BRIEF -
Leave out the pictures, and write out exactly the lines from the beginning of the material to the line holding "from matplotlib.lines import Line2D", that line included, and nothing else.

RAW DATA -

────────────────────

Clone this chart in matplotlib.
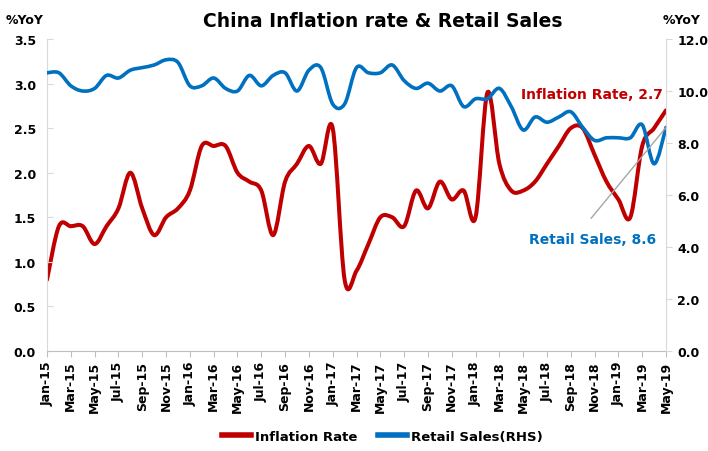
import matplotlib
matplotlib.use("Agg")
import matplotlib.pyplot as plt
from matplotlib.path import Path
from matplotlib.patches import PathPatch
from matplotlib.lines import Line2D

months = ["Jan-15", "Feb-15", "Mar-15", "Apr-15", "May-15", "Jun-15", "Jul-15", "Aug-15",
          "Sep-15", "Oct-15", "Nov-15", "Dec-15", "Jan-16", "Feb-16", "Mar-16", "Apr-16",
          "May-16", "Jun-16", "Jul-16", "Aug-16", "Sep-16", "Oct-16", "Nov-16", "Dec-16",
          "Jan-17", "Feb-17", "Mar-17", "Apr-17", "May-17", "Jun-17", "Jul-17", "Aug-17",
          "Sep-17", "Oct-17", "Nov-17", "Dec-17", "Jan-18", "Feb-18", "Mar-18", "Apr-18",
          "May-18", "Jun-18", "Jul-18", "Aug-18", "Sep-18", "Oct-18", "Nov-18", "Dec-18",
          "Jan-19", "Feb-19", "Mar-19", "Apr-19", "May-19"]
inflation = [0.8, 1.4, 1.4, 1.4, 1.2, 1.4, 1.6, 2.0, 1.6, 1.3, 1.5, 1.6,
             1.8, 2.3, 2.3, 2.3, 2.0, 1.9, 1.8, 1.3, 1.9, 2.1, 2.3, 2.1,
             2.5, 0.8, 0.9, 1.2, 1.5, 1.5, 1.4, 1.8, 1.6, 1.9, 1.7, 1.8,
             1.5, 2.9, 2.1, 1.8, 1.8, 1.9, 2.1, 2.3, 2.5, 2.5, 2.2, 1.9,
             1.7, 1.5, 2.3, 2.5, 2.7]
retail = [10.7, 10.7, 10.2, 10.0, 10.1, 10.6, 10.5, 10.8, 10.9, 11.0, 11.2, 11.1,
          10.2, 10.2, 10.5, 10.1, 10.0, 10.6, 10.2, 10.6, 10.7, 10.0, 10.8, 10.9,
          9.5, 9.5, 10.9, 10.7, 10.7, 11.0, 10.4, 10.1, 10.3, 10.0, 10.2, 9.4,
          9.7, 9.7, 10.1, 9.4, 8.5, 9.0, 8.8, 9.0, 9.2, 8.6, 8.1, 8.2,
          8.2, 8.2, 8.7, 7.2, 8.6]

RED = "#C00000"
BLUE = "#0070C0"


def smooth_path(xs, ys):
    # excel style smoothed line: cubic bezier segments through the points
    n = len(xs)
    verts = [(xs[0], ys[0])]
    codes = [Path.MOVETO]
    for i in range(n - 1):
        a = max(i - 1, 0)
        b = min(i + 2, n - 1)
        c1 = (xs[i] + (xs[i + 1] - xs[a]) / 6, ys[i] + (ys[i + 1] - ys[a]) / 6)
        c2 = (xs[i + 1] - (xs[b] - xs[i]) / 6, ys[i + 1] - (ys[b] - ys[i]) / 6)
        verts += [c1, c2, (xs[i + 1], ys[i + 1])]
        codes += [Path.CURVE4] * 3
    return Path(verts, codes)


x = list(range(len(months)))

fig = plt.figure(figsize=(7.08, 4.52), dpi=100)
ax = fig.add_axes([0.0664, 0.2212, 0.8743, 0.6903])
ax2 = ax.twinx()

ax.add_patch(PathPatch(smooth_path(x, inflation), fill=False, edgecolor=RED, lw=2.9,
                       capstyle="round", joinstyle="round"))
ax2.add_patch(PathPatch(smooth_path(x, retail), fill=False, edgecolor=BLUE, lw=2.6,
                        capstyle="round", joinstyle="round"))

ax.set_xlim(0, len(months) - 1)
ax.set_ylim(0, 3.5)
ax2.set_ylim(0, 12)

ax.set_yticks([i * 0.5 for i in range(8)])
ax.set_yticklabels([f"{i * 0.5:.1f}" for i in range(8)], fontsize=9, fontweight="bold")
ax2.set_yticks([i * 2 for i in range(7)])
ax2.set_yticklabels([f"{i * 2:.1f}" for i in range(7)], fontsize=9, fontweight="bold")

ax.set_xticks(x[::2])
ax.set_xticklabels(months[::2], rotation=90, fontsize=9, fontweight="bold",
                   family=["Liberation Sans Narrow", "DejaVu Sans"])

ax.spines["top"].set_visible(False)
ax2.spines["top"].set_visible(False)
ax.spines["left"].set_color("#d9d9d9")
ax2.spines["right"].set_color("#d9d9d9")
ax.spines["right"].set_visible(False)
ax2.spines["left"].set_visible(False)
ax.spines["bottom"].set_color("#bfbfbf")
ax2.spines["bottom"].set_visible(False)

ax.tick_params(axis="y", direction="in", length=4, color="#d9d9d9", pad=8)
ax2.tick_params(axis="y", direction="out", length=4, color="#d9d9d9", pad=4)
ax.tick_params(axis="x", direction="out", length=4, color="#bfbfbf", pad=3)

fig.text(0.541, 0.952, "China Inflation rate & Retail Sales", fontsize=13.5,
         fontweight="bold", ha="center", va="center")
fig.text(0.008, 0.955, "%YoY", fontsize=9, fontweight="bold", ha="left", va="center")
fig.text(0.99, 0.955, "%YoY", fontsize=9, fontweight="bold", ha="right", va="center")

ax.text(51.75, 2.88, "Inflation Rate, 2.7", color=RED, fontsize=10, fontweight="bold",
        ha="right", va="center")
ax2.text(45.8, 4.31, "Retail Sales, 8.6", color=BLUE, fontsize=10, fontweight="bold",
         ha="center", va="center")
ax2.annotate("", xy=(x[-1], retail[-1]), xytext=(45.7, 5.1),
             arrowprops=dict(arrowstyle="-", color="#a6a6a6", lw=1, shrinkA=0, shrinkB=0))

handles = [Line2D([], [], color=RED, lw=4), Line2D([], [], color=BLUE, lw=4)]
fig.legend(handles, ["Inflation Rate", "Retail Sales(RHS)"], loc="center",
           bbox_to_anchor=(0.54, 0.033), ncol=2, frameon=False, handlelength=2.2,
           prop=dict(size=9.5, weight="bold"), columnspacing=1.6, handletextpad=0.3)

fig.savefig("out.png", dpi=100)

────────────────────

OUTPUT BELOW -
Clone this chart in matplotlib.
import matplotlib
matplotlib.use("Agg")
import matplotlib.pyplot as plt
from matplotlib.path import Path
from matplotlib.patches import PathPatch
from matplotlib.lines import Line2D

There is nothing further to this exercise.